Last week I spoke about a few of the sounds one might experience while afoot in the woods. Then, some friends and I traveled to Armstrong County to visit my outdoor buddy, Joanie Haidle. It's where my buddy, Dick Ryan of Altoona and I go to hunt deer so we were anxious to look around and see how the deer population looks.
We hardly got beyond the front porch, however, as there was so much to see as we watched from around the kitchen table, looking out the huge window at what was going on outside. Joanie lives so far back in the boonies that one could almost hunt from the back porch.

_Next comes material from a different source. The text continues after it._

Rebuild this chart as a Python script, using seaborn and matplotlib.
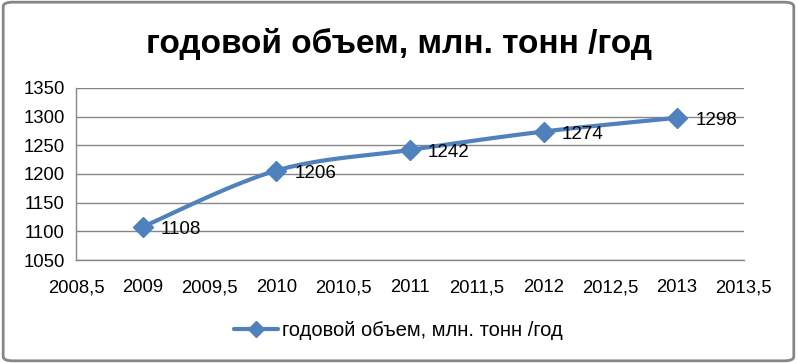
import numpy as np
import pandas as pd
import matplotlib
matplotlib.use("Agg")
import matplotlib.pyplot as plt
import seaborn as sns
from matplotlib.lines import Line2D
from matplotlib.patches import FancyBboxPatch
from matplotlib.ticker import FuncFormatter

# DATA
years  = [2009, 2010, 2011, 2012, 2013]
values = [1108, 1206, 1242, 1274, 1298]
series_name = "годовой объем, млн. тонн /год"

COLOR = "#4F81BD"
GRID  = "#868686"

sns.set_style("white")
plt.rcParams["font.family"] = ["Liberation Sans", "DejaVu Sans"]
plt.rcParams["text.color"] = "black"


def smooth_curve(x, y, steps=30):
    # Excel-like smoothing: cubic Bezier with Catmull-Rom control points
    x = np.asarray(x, dtype=float)
    y = np.asarray(y, dtype=float)
    px = np.concatenate([[x[0]], x, [x[-1]]])
    py = np.concatenate([[y[0]], y, [y[-1]]])
    xs, ys = [], []
    t = np.linspace(0, 1, steps)
    for i in range(1, len(px) - 2):
        p0 = np.array([px[i], py[i]])
        p3 = np.array([px[i + 1], py[i + 1]])
        c1 = p0 + (np.array([px[i + 1], py[i + 1]]) - np.array([px[i - 1], py[i - 1]])) / 6
        c2 = p3 - (np.array([px[i + 2], py[i + 2]]) - np.array([px[i], py[i]])) / 6
        pts = ((1 - t) ** 3)[:, None] * p0 + (3 * (1 - t) ** 2 * t)[:, None] * c1 \
            + (3 * (1 - t) * t ** 2)[:, None] * c2 + (t ** 3)[:, None] * p3
        xs.extend(pts[:, 0])
        ys.extend(pts[:, 1])
    return np.array(xs), np.array(ys)


df = pd.DataFrame({"year": years, "value": values})
sx, sy = smooth_curve(years, values)
curve = pd.DataFrame({"x": sx, "y": sy})

fig = plt.figure(figsize=(7.97, 3.63), dpi=100)
ax = fig.add_axes([0.0954, 0.2837, 0.838, 0.474])

sns.lineplot(data=curve, x="x", y="y", color=COLOR, linewidth=3, ax=ax,
             sort=False, estimator=None)
ax.plot(df["year"], df["value"], linestyle="none", marker="D", markersize=10,
        color=COLOR, zorder=5)

for xv, yv in zip(years, values):
    ax.annotate(str(yv), (xv, yv), xytext=(18, -3), textcoords="offset pixels",
                ha="left", va="center", fontsize=13.5, color="black")

ax.set_xlim(2008.5, 2013.5)
ax.set_ylim(1050, 1350)
ax.set_xticks(np.arange(2008.5, 2013.51, 0.5))
ax.set_yticks(np.arange(1050, 1351, 50))
ax.xaxis.set_major_formatter(FuncFormatter(lambda v, p: f"{v:g}".replace(".", ",")))
ax.yaxis.set_major_formatter(FuncFormatter(lambda v, p: f"{v:g}"))
ax.grid(axis="y", color=GRID, linewidth=1)
ax.grid(axis="x", visible=False)
for s in ["top", "right"]:
    ax.spines[s].set_visible(False)
for s in ["left", "bottom"]:
    ax.spines[s].set_color(GRID)
    ax.spines[s].set_linewidth(1)
ax.tick_params(axis="both", which="major", length=5, color=GRID,
               labelsize=13.3, labelcolor="black", direction="out")
ax.tick_params(axis="x", pad=9)
ax.tick_params(axis="y", pad=3)
ax.set_xlabel("")
ax.set_ylabel("")

fig.text(0.5, 0.88, series_name, ha="center", va="center",
         fontsize=24, fontweight="bold", color="black")

handle = Line2D([0], [0], color=COLOR, linewidth=3, marker="D", markersize=8)
fig.legend([handle], [series_name], loc="center", bbox_to_anchor=(0.5, 0.09),
           frameon=False, fontsize=14.5, handlelength=2.2, handletextpad=0.2)

border = FancyBboxPatch((0.004, 0.006), 0.992, 0.988,
                        boxstyle="round,pad=0,rounding_size=0.012",
                        transform=fig.transFigure, facecolor="none",
                        edgecolor=GRID, linewidth=2)
fig.patches.append(border)

fig.savefig("out.png", dpi=100, facecolor="white")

There were two hummingbird feeders suspended from the porch just outside that window. We watched as many as 15 hummingbirds at one time flitting around those feeders. We got a visual demonstration of bird warfare from these dainty but violent tiny creatures as they fought with one another for rights to sit on the feeders by themselves.
It's the old, old scenario played out by every wild creature that has to survive in the wilds: fight off all contenders for the food supply. With that instinct in play, the birds chased and pecked one another constantly. If a bird lit and another hummingbird hovered near the feeder, the bird would leave its food and dive-bomb toward the "intruder."
With 10 or more birds flitting around the feeders at any one time, it became a battle royal. There was, of course, plenty of food for all and if they could rationalize - as humans do - that taking turns, eating peacefully side by side would mean every one of them could be satisfied, was the "civilized" way to behave, all would be well.
But operating on the old "survival of the fittest" instinct, they spent huge amounts of time and energy scrapping with one another and chasing other birds from the neighborhood.
Just beyond the porch is an old pond, with wildflowers growing in abundance all around it. Whenever we could tear our eyes off the hummingbird fights, we could see bunches of butterflies flitting about making good use of the flowers.
Just beyond the wildflowers and butterflies, is a small grassy clearing and the deer paraded back and forth in it often. Ryan and I reminisced about the deer season a few years ago when it was pouring rain. So we decided to go back to the house at noon and get dried off and dry our clothes and take a break while the rain lasted. So while we sat there, bemoaning the rain and drinking coffee, we looked out and sure enough, several deer were loafing about in the little clearing.
Later, we began discussing the barred owls that are so abundant in the area. Since Joanie is such a gifted caller, we asked her to demonstrate again the 9-note cadence of the barred owl. So we gathered close around the table and reveled in that beautiful sound.
For awhile the world situation and the elections coming up and other woes of the world were put aside while we immersed ourselves in sights and sounds of the wild world, whose ways and habits have remained the same for generations. We engaged in what hunters and outdoors people have done for generations, too. We exchanged tales of things we have seen and experienced over the years as we went about hunting and/or hiking.
Dick Ryan and I entertained the folks with our remembrance of the time we had our deer rifles run over. We had gone deer hunting and just before dawn came upon a young fellow at the edge of the woods with his small car stuck up to its doors in the mud.
We found a small rise in the middle of the field where we could set our rifles down safely while we attempted to help. Our attempts were futile but along came a hunter with one of those huge trucks set up on oversized tires.
He'd pull him out, he said, but first he'd have to turn his truck around. Before we could stop him he gunned the truck and made a big circle out in the field to get in the right position and in the process, Dick and I watched helplessly as he ran smack over our rifles.
If you can imagine pulling a gun out of the sucking mud in which it has been buried, then you know how we felt. Grass, mud and manure clung to our firearms. Who could know what damage had been done so we just went back home and spent the rest of our hunting day cleaning and sighting in our rifles.
We talked of all the deer and gobblers we have bagged on that farm, of the time Joanie had three shots in one morning at the biggest gobbler any of us has ever seen and missed them all. I remembered the time a gray fox sneaked up on me just before dawn one spring morning and thought I was his lunch. I spotted him just as he squatted into the pounce position.
Dick remember that just last deer season, he left his deer stand at noon on Saturday to go home and I climbed up into that stand and within 5 minutes of my arrival bagged an 8-point buck there.
That's what happens when a bunch of hunters get together. No one ever forgets all the wonderful things they have seen and heard in Pennsylvania's woods.